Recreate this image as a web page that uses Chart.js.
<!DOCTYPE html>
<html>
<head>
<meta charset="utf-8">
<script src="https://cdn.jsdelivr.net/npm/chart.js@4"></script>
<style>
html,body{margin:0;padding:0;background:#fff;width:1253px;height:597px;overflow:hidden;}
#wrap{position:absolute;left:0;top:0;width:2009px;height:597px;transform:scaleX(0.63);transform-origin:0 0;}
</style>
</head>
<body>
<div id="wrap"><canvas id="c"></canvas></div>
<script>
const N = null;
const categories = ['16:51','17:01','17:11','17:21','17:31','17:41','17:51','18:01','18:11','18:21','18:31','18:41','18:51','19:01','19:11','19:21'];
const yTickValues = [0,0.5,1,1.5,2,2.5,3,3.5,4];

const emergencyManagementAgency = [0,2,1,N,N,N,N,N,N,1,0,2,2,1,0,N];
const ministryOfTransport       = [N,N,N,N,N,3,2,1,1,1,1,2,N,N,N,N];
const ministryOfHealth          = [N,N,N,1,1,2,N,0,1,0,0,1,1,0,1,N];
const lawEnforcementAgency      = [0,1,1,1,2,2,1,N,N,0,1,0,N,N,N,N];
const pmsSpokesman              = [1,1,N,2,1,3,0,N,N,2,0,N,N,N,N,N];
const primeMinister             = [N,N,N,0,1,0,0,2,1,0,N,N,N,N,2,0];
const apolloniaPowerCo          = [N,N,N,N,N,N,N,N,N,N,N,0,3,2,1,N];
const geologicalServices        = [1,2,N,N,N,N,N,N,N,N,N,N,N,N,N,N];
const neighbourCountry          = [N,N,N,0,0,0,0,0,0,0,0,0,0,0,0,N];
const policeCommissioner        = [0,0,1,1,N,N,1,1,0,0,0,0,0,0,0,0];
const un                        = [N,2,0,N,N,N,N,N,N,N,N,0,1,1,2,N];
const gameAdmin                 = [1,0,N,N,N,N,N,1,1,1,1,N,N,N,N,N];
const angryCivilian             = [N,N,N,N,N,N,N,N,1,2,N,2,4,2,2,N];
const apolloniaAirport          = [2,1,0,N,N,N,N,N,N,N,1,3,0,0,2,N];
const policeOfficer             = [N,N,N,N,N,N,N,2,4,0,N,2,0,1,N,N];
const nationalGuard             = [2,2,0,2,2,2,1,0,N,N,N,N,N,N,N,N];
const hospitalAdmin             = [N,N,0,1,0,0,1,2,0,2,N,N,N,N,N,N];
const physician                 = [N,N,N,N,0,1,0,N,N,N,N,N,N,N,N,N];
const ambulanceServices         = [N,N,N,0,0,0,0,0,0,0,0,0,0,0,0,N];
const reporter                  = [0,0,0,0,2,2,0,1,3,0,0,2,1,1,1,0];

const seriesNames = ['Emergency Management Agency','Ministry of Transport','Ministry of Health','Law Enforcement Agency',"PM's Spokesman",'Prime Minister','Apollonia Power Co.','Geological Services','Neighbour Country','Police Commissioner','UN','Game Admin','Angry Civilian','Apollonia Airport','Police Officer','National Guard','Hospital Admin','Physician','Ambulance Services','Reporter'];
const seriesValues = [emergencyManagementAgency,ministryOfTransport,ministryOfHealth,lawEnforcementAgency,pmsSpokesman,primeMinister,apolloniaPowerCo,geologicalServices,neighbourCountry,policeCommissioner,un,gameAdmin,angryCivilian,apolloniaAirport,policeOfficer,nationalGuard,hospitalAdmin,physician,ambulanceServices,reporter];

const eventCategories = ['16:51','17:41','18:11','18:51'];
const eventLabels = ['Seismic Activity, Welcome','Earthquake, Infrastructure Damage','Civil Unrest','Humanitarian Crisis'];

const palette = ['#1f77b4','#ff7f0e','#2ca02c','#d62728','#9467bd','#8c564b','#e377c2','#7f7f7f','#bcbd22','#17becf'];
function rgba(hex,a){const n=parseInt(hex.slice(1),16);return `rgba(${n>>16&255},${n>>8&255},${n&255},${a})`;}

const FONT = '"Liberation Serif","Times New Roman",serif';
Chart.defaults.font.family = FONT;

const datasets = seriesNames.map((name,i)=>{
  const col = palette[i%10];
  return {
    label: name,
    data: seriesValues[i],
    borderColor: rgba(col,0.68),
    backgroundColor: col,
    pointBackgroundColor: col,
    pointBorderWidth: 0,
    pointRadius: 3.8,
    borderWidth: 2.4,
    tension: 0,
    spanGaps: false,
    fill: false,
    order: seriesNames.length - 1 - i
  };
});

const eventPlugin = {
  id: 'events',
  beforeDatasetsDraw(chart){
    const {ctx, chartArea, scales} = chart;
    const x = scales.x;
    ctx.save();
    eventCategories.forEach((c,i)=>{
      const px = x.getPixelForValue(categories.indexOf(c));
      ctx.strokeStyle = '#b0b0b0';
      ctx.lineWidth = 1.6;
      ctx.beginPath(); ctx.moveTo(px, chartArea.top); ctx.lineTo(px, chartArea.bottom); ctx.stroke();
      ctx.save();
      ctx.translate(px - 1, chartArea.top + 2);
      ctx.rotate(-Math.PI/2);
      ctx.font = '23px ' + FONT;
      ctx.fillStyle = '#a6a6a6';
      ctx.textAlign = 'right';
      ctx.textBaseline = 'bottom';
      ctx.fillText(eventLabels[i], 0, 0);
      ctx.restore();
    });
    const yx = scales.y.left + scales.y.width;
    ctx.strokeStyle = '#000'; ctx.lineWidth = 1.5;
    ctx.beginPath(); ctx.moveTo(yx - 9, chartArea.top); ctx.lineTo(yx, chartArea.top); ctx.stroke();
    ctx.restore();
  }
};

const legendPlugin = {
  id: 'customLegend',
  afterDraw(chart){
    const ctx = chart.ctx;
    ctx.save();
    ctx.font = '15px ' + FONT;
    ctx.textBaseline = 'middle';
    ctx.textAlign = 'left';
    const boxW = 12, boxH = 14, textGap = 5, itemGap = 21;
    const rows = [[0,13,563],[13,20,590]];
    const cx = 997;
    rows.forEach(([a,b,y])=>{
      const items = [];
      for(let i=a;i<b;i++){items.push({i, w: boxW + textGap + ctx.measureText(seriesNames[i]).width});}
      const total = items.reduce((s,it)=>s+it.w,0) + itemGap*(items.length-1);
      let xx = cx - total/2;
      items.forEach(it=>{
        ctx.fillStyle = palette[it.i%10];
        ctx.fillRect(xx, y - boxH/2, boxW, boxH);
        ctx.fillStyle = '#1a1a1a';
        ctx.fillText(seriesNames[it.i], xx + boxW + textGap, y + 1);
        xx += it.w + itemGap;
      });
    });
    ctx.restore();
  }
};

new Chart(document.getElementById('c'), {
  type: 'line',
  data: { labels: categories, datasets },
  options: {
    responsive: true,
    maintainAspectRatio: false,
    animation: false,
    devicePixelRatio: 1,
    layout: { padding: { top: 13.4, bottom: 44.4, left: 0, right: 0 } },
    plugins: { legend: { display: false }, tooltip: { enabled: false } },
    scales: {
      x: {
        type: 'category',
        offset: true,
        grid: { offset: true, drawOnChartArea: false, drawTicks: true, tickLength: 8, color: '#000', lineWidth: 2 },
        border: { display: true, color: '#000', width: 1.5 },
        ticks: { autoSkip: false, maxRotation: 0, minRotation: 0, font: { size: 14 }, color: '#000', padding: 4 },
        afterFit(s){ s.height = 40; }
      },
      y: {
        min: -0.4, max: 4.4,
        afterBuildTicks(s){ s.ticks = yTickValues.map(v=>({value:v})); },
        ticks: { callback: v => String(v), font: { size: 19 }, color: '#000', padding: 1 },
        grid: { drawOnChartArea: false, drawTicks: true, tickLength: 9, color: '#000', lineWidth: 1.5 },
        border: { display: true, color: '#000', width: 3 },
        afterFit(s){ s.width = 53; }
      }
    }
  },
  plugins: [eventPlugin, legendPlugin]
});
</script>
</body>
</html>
▬▬▬▬▬▬
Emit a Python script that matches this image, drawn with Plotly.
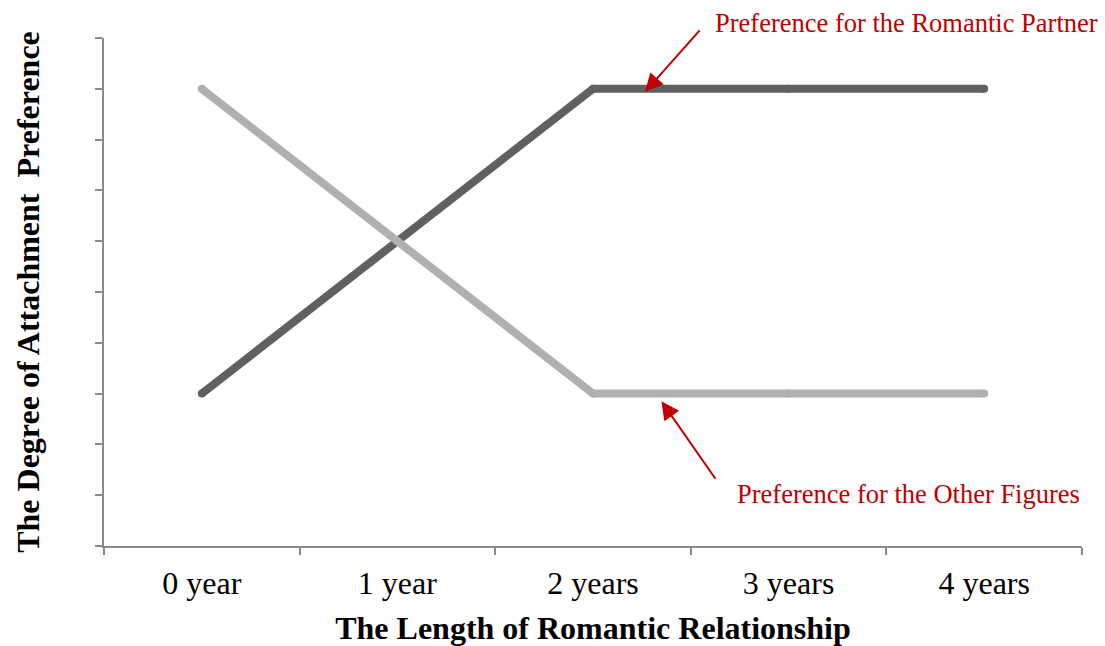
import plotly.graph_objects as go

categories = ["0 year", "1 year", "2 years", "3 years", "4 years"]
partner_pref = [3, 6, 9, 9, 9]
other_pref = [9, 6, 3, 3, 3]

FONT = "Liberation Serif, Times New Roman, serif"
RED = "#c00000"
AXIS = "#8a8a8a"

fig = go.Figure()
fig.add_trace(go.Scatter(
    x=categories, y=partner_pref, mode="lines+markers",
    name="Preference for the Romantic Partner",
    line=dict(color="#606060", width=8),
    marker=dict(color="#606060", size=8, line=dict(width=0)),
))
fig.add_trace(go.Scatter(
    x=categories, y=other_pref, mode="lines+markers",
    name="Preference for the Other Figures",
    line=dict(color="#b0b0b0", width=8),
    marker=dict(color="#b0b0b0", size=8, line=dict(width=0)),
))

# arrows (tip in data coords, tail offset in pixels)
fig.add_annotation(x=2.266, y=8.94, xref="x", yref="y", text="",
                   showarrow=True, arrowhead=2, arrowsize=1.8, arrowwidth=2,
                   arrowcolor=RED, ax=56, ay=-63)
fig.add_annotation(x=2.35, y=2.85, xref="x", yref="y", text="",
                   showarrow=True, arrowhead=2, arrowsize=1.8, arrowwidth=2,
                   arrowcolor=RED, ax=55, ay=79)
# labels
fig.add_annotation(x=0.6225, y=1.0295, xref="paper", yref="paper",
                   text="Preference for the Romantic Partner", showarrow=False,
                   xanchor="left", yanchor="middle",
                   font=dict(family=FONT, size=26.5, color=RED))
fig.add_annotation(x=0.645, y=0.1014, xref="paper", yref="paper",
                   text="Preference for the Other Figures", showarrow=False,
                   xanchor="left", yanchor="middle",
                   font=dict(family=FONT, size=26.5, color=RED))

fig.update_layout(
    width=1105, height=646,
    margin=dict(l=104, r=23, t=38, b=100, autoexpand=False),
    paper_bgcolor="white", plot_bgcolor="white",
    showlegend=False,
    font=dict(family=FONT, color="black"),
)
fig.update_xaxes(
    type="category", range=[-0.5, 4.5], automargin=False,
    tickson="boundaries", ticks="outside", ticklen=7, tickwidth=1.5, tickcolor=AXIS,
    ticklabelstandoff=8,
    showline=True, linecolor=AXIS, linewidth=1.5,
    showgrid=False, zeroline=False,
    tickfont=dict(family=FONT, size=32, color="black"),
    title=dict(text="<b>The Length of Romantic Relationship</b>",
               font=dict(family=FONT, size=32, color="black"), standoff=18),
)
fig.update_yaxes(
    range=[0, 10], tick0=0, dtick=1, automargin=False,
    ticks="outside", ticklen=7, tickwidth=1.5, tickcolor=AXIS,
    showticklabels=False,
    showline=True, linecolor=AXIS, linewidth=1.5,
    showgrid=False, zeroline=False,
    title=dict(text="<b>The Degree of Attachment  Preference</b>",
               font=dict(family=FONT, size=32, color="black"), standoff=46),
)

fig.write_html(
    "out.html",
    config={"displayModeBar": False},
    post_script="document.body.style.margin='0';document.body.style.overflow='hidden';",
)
▬▬▬▬▬▬
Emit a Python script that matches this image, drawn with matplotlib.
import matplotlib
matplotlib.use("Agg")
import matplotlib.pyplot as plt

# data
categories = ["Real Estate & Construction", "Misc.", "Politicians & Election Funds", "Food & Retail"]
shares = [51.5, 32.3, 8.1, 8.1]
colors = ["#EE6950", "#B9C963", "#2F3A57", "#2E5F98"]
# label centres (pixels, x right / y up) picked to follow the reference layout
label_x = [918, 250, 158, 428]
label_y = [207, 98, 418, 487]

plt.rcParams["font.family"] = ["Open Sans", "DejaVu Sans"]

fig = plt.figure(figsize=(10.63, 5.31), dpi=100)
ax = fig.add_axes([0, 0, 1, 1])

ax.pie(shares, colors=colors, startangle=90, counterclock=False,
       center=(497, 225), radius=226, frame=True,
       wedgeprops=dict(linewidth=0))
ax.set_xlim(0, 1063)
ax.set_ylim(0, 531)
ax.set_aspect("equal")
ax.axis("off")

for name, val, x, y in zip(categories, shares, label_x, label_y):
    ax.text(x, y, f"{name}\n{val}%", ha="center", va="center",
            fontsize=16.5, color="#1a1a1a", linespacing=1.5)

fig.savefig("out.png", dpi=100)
▬▬▬▬▬▬
To be done: Read the entries above, then pull out the lines that include "drawn".

Output of the task:
Emit a Python script that matches this image, drawn with Plotly.
Emit a Python script that matches this image, drawn with matplotlib.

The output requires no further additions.